How many of those people are active in politics? None. How many of those people are working on either a state or national level to get their asses in office? None.
I'm reminded that, among other things, the best baseball writers and broadcasters are those who
don't play the game,
and (with extremely few exceptions) the worst are those who
have played the game. Not to mention that the best
reporters on organised crime have never once, to my knowledge, participated in or sought membership in an organised
crime family.
I'm also reminded that William F. Buckley, Jr.
forged and held a major stake in the public argument---indeed, in the original
coalescing of the modern conservative movement---for over a decade before he was fool enough to run for mayor of New
York City.
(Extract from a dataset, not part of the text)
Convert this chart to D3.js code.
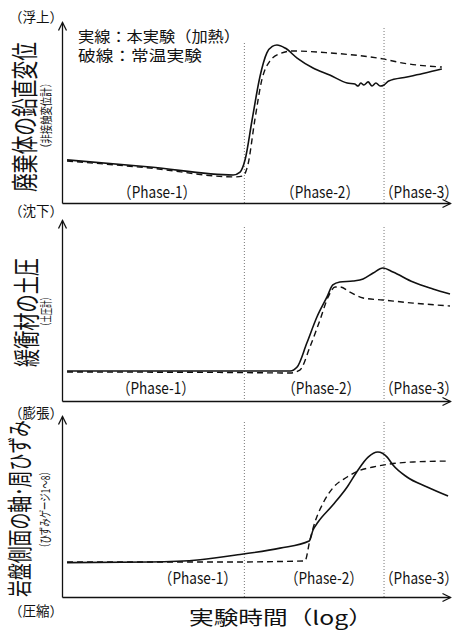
<!DOCTYPE html>
<meta charset="utf-8">
<style>
body { margin: 0; background: #fff; }
text { font-family: "Noto Sans CJK JP", sans-serif; fill: #111; }
.curve { fill: none; stroke: #111; }
.solid { stroke-width: 1.6px; }
.dashed { stroke-width: 1.4px; stroke-dasharray: 6,4; }
.phase-line { stroke: #777; stroke-width: 1px; stroke-dasharray: 1,2; }
</style>
<body>
<script src="https://d3js.org/d3.v7.min.js"></script>
<script>
var width = 462,
    height = 630;

// time axis: arbitrary log-time units 0..100, response axis 0..100
var phaseBounds = [47, 83];
var phaseNames = ["（Phase-1）", "（Phase-2）", "（Phase-3）"];

var legendLines = ["実線：本実験（加熱）", "破線：常温実験"];
var xTitle = "実験時間（log）";

var titles = ["廃棄体の鉛直変位", "緩衝材の土圧", "岩盤側面の軸･周ひずみ"];
var subTitles = ["（非接触変位計）", "（土圧計）", "（ひずみゲージ1～8）"];
var topLabels = ["（浮上）", null, "（膨張）"];
var bottomLabels = ["（沈下）", null, "（圧縮）"];

// panel 1: vertical displacement
var dispSolid = [[1.3,23.8],[22.7,19.9],[44.1,15.5],[45.9,17.1],[47.2,24],[49,46],[51,69.6],[52.8,82.9],[54.2,86.5],[55.4,87.3],[57.5,85.6],[60.6,80.1],[64.7,74.6],[69,70.7],[73.5,66.3],[75.5,65.7],[76.3,64.6],[77,66.3],[77.8,65.2],[78.9,66.9],[79.9,64.6],[80.9,66.3],[82,64.6],[83,65.2],[84.2,67.4],[88.9,69.6],[93.6,71.8],[97.9,74]];
var dispDashed = [[1.3,23.2],[22.7,19.3],[44.6,14.4],[46.6,14.9],[47.9,21],[49.7,45.9],[51.5,68],[53.6,78.5],[56.2,82.5],[59.5,84],[69,82.9],[79.4,80.7],[82.7,79.6],[87.9,77.3],[97.9,75.1]];

// panel 2: earth pressure of buffer
var presSolid = [[1.3,16.6],[40,16.6],[58.8,16.6],[60.6,18.8],[63.1,32],[65.7,46.4],[68.3,57.5],[69.8,64.1],[71.6,65.7],[75,66.3],[77.6,67.4],[80.2,70.7],[82.7,73.5],[85.3,71.3],[90.5,65.7],[95.6,61.9],[100,59.1]];
var presDashed = [[1.3,16],[40,15.8],[58.8,15.5],[61.3,17.1],[63.9,29.8],[66.5,44.8],[68.6,57.5],[70.4,63],[71.6,63],[74.2,60.2],[77.6,56.9],[82.7,55.8],[90.5,54.1],[100,52.5]];

// panel 3: rock strain
var strainSolid = [[1.3,19],[22.7,19.3],[35.6,20.6],[45.9,23.5],[56.2,27],[63.7,30.9],[64.7,37],[66,41.4],[69.8,50.8],[73.5,60.8],[76.3,70.2],[78.9,77.3],[81.4,80.1],[83.8,77.3],[85.3,72.9],[88.9,66.3],[94.1,60.8],[99.5,55.8]];
var strainDashed = [[1.3,19.3],[40,19.3],[62.6,19.9],[63.9,31.5],[65.2,41.4],[67.3,51.9],[69.8,60.2],[73.5,66.3],[76.3,69.6],[80.2,71.8],[84.5,73.5],[90.5,74.6],[99.2,75.1]];

var series = [[dispSolid, dispDashed], [presSolid, presDashed], [strainSolid, strainDashed]];

// layout of the three panels
var panels = [
  { top: 22, bottom: 203, lineTop: [43, 28], phaseX: [24.5, 66.5, 92], phaseY: 191,
    titleX: 23, titleY: 117, titleSize: 27, titleLen: 150, subX: 46, subY: 115.5, subLen: 75, cornerY: [16, 210] },
  { top: 220, bottom: 401, lineTop: [227, 227], phaseX: [24.2, 66.8, 92], phaseY: 387,
    titleX: 25.5, titleY: 312.5, titleSize: 27, titleLen: 109, subX: 46, subY: 311.5, subLen: 37, cornerY: [null, null] },
  { top: 416, bottom: 597, lineTop: [422, 422], phaseX: [35, 67.5, 92], phaseY: 577,
    titleX: 18, titleY: 508.5, titleSize: 25, titleLen: 177, subX: 44.5, subY: 509.5, subLen: 85, cornerY: [412, 610] }
];

var svg = d3.select("body").append("svg")
    .attr("width", width)
    .attr("height", height);

svg.append("defs").append("marker")
    .attr("id", "arrow")
    .attr("markerUnits", "userSpaceOnUse")
    .attr("markerWidth", 20).attr("markerHeight", 20)
    .attr("refX", 10).attr("refY", 10)
    .attr("viewBox", "0 0 20 20")
    .attr("orient", "auto")
  .append("path")
    .attr("d", "M2,6 L10,10 L2,14")
    .attr("fill", "none")
    .attr("stroke", "#111")
    .attr("stroke-width", 1.3);

// squeeze a text along its own direction to a given length
function fitText(sel, tx, ty, len, rot) {
  sel.attr("transform", function() {
    var w = this.getComputedTextLength();
    return "translate(" + tx + "," + ty + ")" + (rot ? " rotate(" + rot + ")" : "") +
      " scale(" + (len / w) + ",1)";
  });
}

var x = d3.scaleLinear().domain([0, 100]).range([62, 450]);

var line = d3.line()
    .x(d => x(d[0]))
    .curve(d3.curveMonotoneX);

panels.forEach(function(p, i) {
  var y = d3.scaleLinear().domain([0, 100]).range([p.bottom, p.top]);
  var g = svg.append("g");

  g.selectAll(".phase-line")
    .data(phaseBounds)
    .enter().append("line")
    .attr("class", "phase-line")
    .attr("x1", d => x(d)).attr("x2", d => x(d))
    .attr("y1", (d, j) => p.lineTop[j])
    .attr("y2", p.bottom);

  var xAxis = g.append("g")
      .attr("transform", "translate(0," + p.bottom + ")")
      .call(d3.axisBottom(x).tickValues([]).tickSizeOuter(0));
  var yAxis = g.append("g")
      .attr("transform", "translate(62,0)")
      .call(d3.axisLeft(y).tickValues([]).tickSizeOuter(0));
  [xAxis, yAxis].forEach(function(a) {
    a.select(".domain")
      .attr("stroke", "#111")
      .attr("stroke-width", 1.3)
      .attr("marker-end", "url(#arrow)");
  });

  line.y(d => y(d[1]));
  g.append("path")
    .attr("class", "curve dashed")
    .attr("d", line(series[i][1]));
  g.append("path")
    .attr("class", "curve solid")
    .attr("d", line(series[i][0]));

  phaseNames.forEach(function(name, j) {
    g.append("text")
      .attr("class", "phase")
      .attr("text-anchor", "middle")
      .attr("dominant-baseline", "central")
      .attr("font-size", 16)
      .text(name)
      .call(fitText, x(p.phaseX[j]), p.phaseY, 78);
  });

  g.append("text")
    .attr("text-anchor", "middle")
    .attr("dominant-baseline", "central")
    .attr("font-size", p.titleSize)
    .text(titles[i])
    .call(fitText, p.titleX, p.titleY, p.titleLen, -90);

  g.append("text")
    .attr("text-anchor", "middle")
    .attr("dominant-baseline", "central")
    .attr("font-size", 12)
    .text(subTitles[i])
    .call(fitText, p.subX, p.subY, p.subLen, -90);

  [topLabels[i], bottomLabels[i]].forEach(function(t, k) {
    if (!t) return;
    g.append("text")
      .attr("x", 9)
      .attr("y", p.cornerY[k])
      .attr("dominant-baseline", "central")
      .attr("font-size", 13.5)
      .text(t);
  });
});

// legend
legendLines.forEach(function(t, i) {
  svg.append("text")
    .attr("class", "legend")
    .attr("dominant-baseline", "central")
    .attr("font-size", 15)
    .text(t)
    .call(fitText, 78, 35 + i * 20, i === 0 ? 162 : 124);
});

// time axis title
svg.append("text")
  .attr("dominant-baseline", "central")
  .attr("font-size", 19)
  .text(xTitle)
  .call(fitText, 189, 616, 184);
</script>
</body>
I say "fool"
not because I demur from his actual intent, entering a race he knew he couldn't win but using that
to deliver a conservative message on a campaign trail designed to repel it, considering the major party candidates---stop me
if you've heard this one before!---weren't even close to conservative candidates.
You don't
have to be a politician or office-holder of any stripe, at any level, to be granted a say in the public conversation or
to write effectively about it. Any more than, obviously, you have to be a professional politician to be elected to office. (If you
did, Buckley would have been laughed out of the public conversation when he made his famous in-debate wisecrack about
preferring to be governed by the first five hundred names in the Boston telephone book over the first five hundred professors
of Harvard University---which he made, if I recall reading right,
at Harvard, in a debate with the late economist John
Kenneth Galbraith.)
And that's
without pondering that government is and has
long been the nation's largest organised crime family.